9. Consider hiring professional help.

If you have accounting know-how and feel comfortable reading a balance sheet, you’ve insured a past business and you’ve negotiated legal contracts, you may not need an accountant, insurance agent and lawyer. But with some self-interest you should have a lawyer and other professionals review your financial health and how it will be affected by the franchise arrangement before you sign a franchise contract.


10. Explore working in a store.

This is the best way to see how a franchised business works from the inside, and whether your personality fits the company culture.


11. Do a cost/benefit analysis.

Make an old-fashioned pro versus con list. Draw a line down the center of a piece of paper and on one side, write down the benefits you’re getting, like established brand, proven market, training, recipes if it’s a food franchise, staffing guidelines, store design.

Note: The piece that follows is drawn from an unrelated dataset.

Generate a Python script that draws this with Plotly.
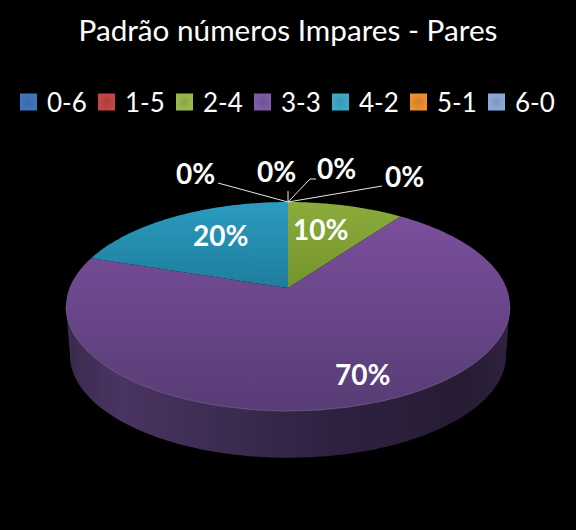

On the other side list the costs and liabilities, including franchise fee, money you’re required to pay for marketing, mark-ups on merchandise and ingredients the chain requires you to buy, the share of sales you must pay in royalties. Consider whether you could hire a consultant to help you open up your own donut or sandwich shop, and instead of paying royalties, mark-ups and marketing fees, keep that money for yourself.